— Start of Supplied information —

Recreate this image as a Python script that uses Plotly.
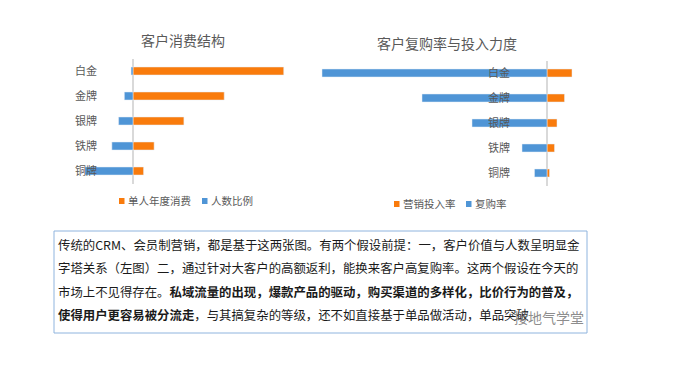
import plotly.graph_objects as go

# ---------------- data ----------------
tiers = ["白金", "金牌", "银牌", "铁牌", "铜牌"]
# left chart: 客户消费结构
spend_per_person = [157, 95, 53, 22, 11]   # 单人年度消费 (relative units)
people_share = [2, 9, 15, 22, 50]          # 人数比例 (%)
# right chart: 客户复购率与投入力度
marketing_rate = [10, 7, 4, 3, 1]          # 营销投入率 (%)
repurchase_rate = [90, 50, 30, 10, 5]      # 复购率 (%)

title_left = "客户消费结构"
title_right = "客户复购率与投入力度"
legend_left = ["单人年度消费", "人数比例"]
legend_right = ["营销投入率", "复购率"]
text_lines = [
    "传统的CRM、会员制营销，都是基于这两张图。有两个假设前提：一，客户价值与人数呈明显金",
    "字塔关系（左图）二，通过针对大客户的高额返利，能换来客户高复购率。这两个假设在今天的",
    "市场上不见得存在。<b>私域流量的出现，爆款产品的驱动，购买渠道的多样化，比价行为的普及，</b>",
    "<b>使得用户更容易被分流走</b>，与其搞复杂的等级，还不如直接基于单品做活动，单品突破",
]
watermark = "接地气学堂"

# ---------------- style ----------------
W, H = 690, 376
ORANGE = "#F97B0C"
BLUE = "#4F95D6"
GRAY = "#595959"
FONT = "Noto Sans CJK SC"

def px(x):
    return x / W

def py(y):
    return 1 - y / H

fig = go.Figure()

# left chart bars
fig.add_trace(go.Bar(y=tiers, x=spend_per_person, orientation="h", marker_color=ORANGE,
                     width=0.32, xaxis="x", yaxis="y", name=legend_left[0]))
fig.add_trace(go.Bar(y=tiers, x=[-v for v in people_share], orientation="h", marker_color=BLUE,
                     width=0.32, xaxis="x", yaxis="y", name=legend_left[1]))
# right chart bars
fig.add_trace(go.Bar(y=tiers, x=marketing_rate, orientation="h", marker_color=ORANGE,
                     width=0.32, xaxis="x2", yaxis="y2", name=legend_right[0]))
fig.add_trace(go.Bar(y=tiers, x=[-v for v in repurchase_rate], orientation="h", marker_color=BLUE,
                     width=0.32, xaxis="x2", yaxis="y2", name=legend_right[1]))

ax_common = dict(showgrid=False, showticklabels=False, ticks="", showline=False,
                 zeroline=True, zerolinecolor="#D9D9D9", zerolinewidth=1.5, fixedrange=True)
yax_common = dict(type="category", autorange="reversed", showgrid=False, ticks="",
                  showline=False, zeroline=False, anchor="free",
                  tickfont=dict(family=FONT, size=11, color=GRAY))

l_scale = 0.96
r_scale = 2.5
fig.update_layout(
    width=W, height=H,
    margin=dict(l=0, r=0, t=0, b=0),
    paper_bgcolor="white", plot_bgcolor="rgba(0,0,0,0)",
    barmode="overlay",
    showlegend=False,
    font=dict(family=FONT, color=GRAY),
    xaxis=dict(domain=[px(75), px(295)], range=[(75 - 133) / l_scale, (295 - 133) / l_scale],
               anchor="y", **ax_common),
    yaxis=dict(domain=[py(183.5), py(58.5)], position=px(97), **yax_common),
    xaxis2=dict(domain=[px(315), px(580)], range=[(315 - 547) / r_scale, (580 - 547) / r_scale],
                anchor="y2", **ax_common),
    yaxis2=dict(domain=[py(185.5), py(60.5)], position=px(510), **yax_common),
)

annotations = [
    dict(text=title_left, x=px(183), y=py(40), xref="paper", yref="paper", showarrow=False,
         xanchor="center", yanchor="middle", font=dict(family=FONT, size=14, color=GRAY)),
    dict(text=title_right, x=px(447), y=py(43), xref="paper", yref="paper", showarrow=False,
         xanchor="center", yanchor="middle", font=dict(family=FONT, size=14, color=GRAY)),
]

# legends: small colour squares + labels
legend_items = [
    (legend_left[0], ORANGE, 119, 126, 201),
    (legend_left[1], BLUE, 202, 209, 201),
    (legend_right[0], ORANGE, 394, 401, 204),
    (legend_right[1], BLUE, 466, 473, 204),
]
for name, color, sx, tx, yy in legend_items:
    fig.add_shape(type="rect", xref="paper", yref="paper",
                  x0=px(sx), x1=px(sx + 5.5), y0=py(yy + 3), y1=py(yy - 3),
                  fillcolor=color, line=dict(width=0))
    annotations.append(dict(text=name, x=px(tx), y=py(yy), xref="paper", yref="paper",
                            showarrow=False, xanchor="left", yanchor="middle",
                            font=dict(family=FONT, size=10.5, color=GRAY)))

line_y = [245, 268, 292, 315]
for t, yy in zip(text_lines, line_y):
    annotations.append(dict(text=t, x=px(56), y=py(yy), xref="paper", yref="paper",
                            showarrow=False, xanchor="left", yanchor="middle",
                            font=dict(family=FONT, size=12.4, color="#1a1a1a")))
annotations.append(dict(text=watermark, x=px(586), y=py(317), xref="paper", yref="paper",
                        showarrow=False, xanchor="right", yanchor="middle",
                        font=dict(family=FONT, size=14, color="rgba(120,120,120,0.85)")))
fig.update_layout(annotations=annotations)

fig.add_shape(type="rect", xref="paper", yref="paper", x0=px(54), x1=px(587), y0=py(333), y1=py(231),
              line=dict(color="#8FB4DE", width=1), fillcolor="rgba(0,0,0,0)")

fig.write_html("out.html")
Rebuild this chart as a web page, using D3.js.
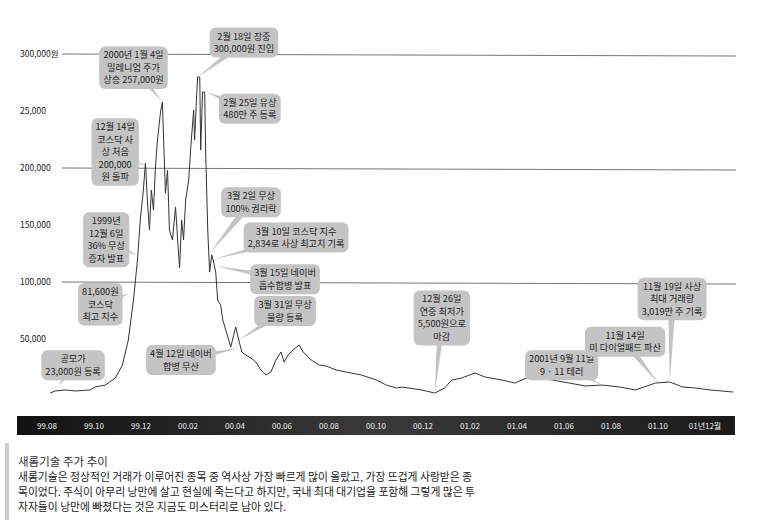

— End of Supplied information —

Request => Omitting all pictures, restate exactly the lines of the material from its start through the line that contains "import plotly.graph_objects as go".

Problem solution =>
Recreate this image as a Python script that uses Plotly.
import plotly.graph_objects as go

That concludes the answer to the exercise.